Toyota Castrol Team back in action after mid-season break Following the six-week break from World Rally Championship competition, the Toyota Castrol Team returns to action in New Zealand, round nine of the 1998 championship. Carlos Sainz and ...
Toyota Castrol Team back in action after mid-season break
Following the six-week break from World Rally Championship competition, the Toyota Castrol Team returns to action in New Zealand, round nine of the 1998 championship. Carlos Sainz and Didier Auriol, drivers of the two Toyota Corolla WRCs, continue their bids to secure the Drivers' title. In a tradition which has proved popular this year, the two Corollas will carry a locally-themed livery -- for New Zealand, red and green Kiwi birds will feature on the flanks of the cars.
Refreshed from the mid-season break both men believe that the red, white and green Corollas will be in the heat of battle when the rally begins from Manukau, just south of Auckland on New Zealand's north island. "The performance of the cars in the gravel rallies this year - Portugal, Argentina and Greece - has been very competitive," says Auriol, who finished second in Greece's Acropolis Rally. "I think that we will be strong again in New Zealand although the conditions there are a little bit different to the ones on the other rallies this year."
"I am hoping for a good performance in New Zealand. I think that I have been driving very well in the recent rallies, although I was unlucky in Argentina and then Greece, where I feel I should have won. Perhaps New Zealand will be my chance," says the Frenchman, who will be partnered by regular co-driver Denis Giraudet.
Both Auriol and Sainz have good records in New Zealand. Auriol finished second in 1995, his last visit to the rally. The Spaniard's first entry netted victory in 1990 on his way to the World Champion's crown. Since then he and co-driver Luis Moya have been on the top step of the podium on three other occasions, even though his most recent visit -- in 1997 -- resulted in second place after a spectacular encounter with a sheep.
"Last year was not the best memory of New Zealand, I prefer to remember the victories" admits the 36-year old Spaniard. "Now though I feel good about our chances. We had a good test in June where we were able to work on the suspension, and New Zealand is one of the rallies where you have to be able to get a good balance with the car. The stages are quite flowing but the camber of the road changes a lot, so it is important to have the car floating across the surface. Sometimes, when you are going quickly, it is like a roller coaster ride."

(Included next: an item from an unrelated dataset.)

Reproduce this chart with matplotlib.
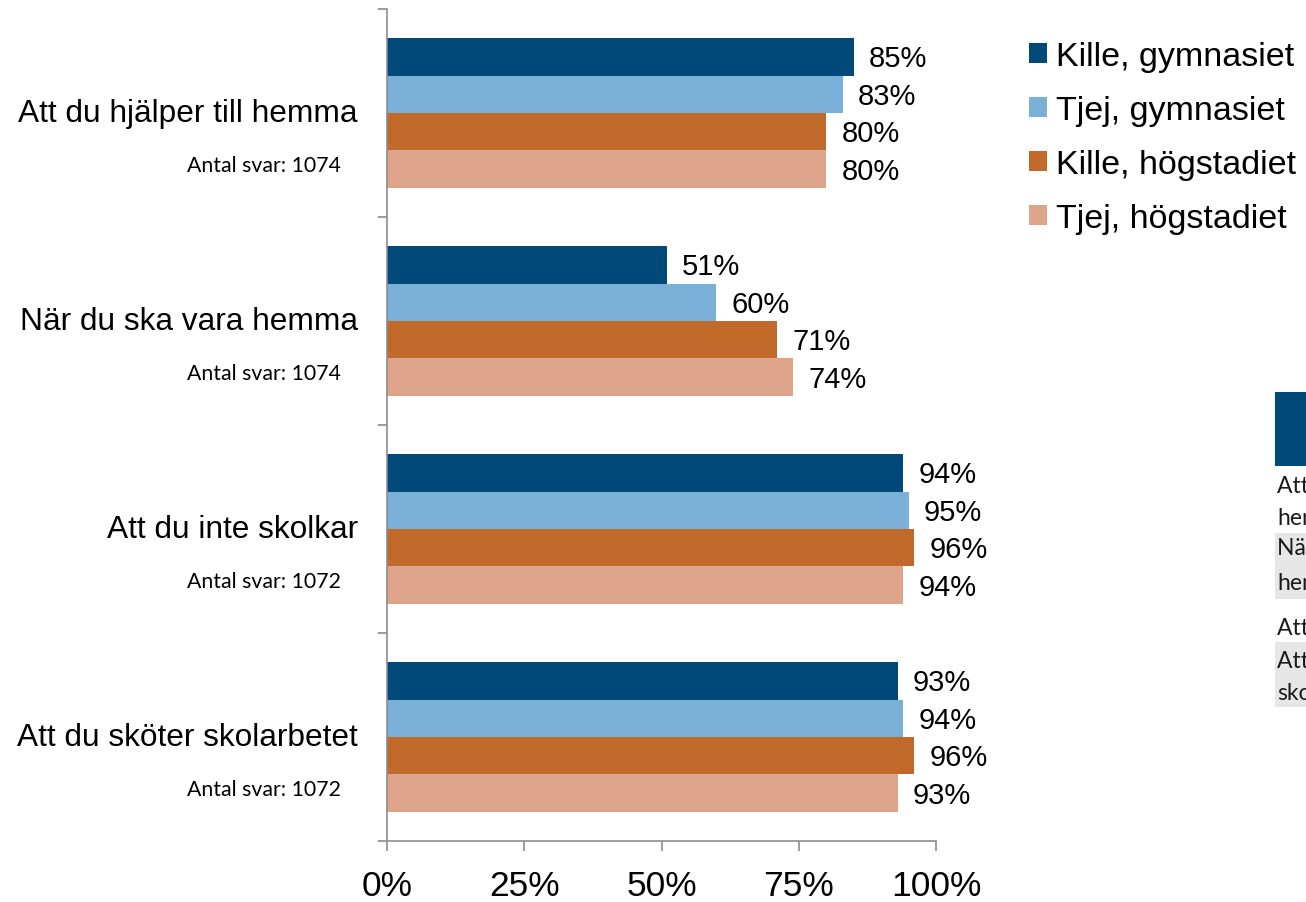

With his victory in Monte Carlo and Auriol's success in Spain, plus a number of top three finishes between them, the Toyota Castrol Team lies well-placed in the Manufacturers' series. Following the cancellation of the Rally of Indonesia, schedule for September, only five rounds of the 1998 championship now remain. Toyota Motorsport's president Ove Andersson admits that the battle to the end of the year will be a tough one.
"Everything is still so close between Toyota, Mitsubishi, Subaru and Ford. It is a tribute to the championship that the competition is so close -- you never know who is going to win each round of the series" he admits. "We are working hard to find improvements, and we know the opposition is as well. You cannot afford to stop thinking ahead."
In an attempt to find an advantage over the opposition, the Toyota Castrol Team has worked hard on development. Test driver Freddy Loix, who stormed to success in the Ypres rally in his native Belgium in June at the wheel of a Marlboro Toyota Castrol Team Belgium Corolla WRC, completed a number of successful engine tests in July.
Rising German star and winner of the recent Deutschland Rally Matthias Kahle also lent his support, completing the final shakedown testing on the two New Zealand cars before they were freighted out from Toyota Team Europe's base in Koln, Germany.
Alongside the two factory-entered Toyota Castrol Team Corollas in New Zealand, former Safari Rally winner Yoshio Fujimoto will make his Corolla WRC debut. The Japanese, partnered by Tony Sircombe, is contesting the Asia Pacific Rally Championship, of which New Zealand is a round.
The ninth round of the World Rally Championship is based in Manukau City, south of Auckland, where the first, Super Special stage will be held on Friday 24th July. The next day the rally heads into the forest stages at Maramarua, completing eight short runs before the return to Manukau. Day two bases itself north of Auckland in Mangaturoto with 10 special stages, prior to the third day's run south, including the longest stage Te Koraha which is over 47 kilometres in length. The winner will be crowned at 19.00 local time, back at the finish in Manukau.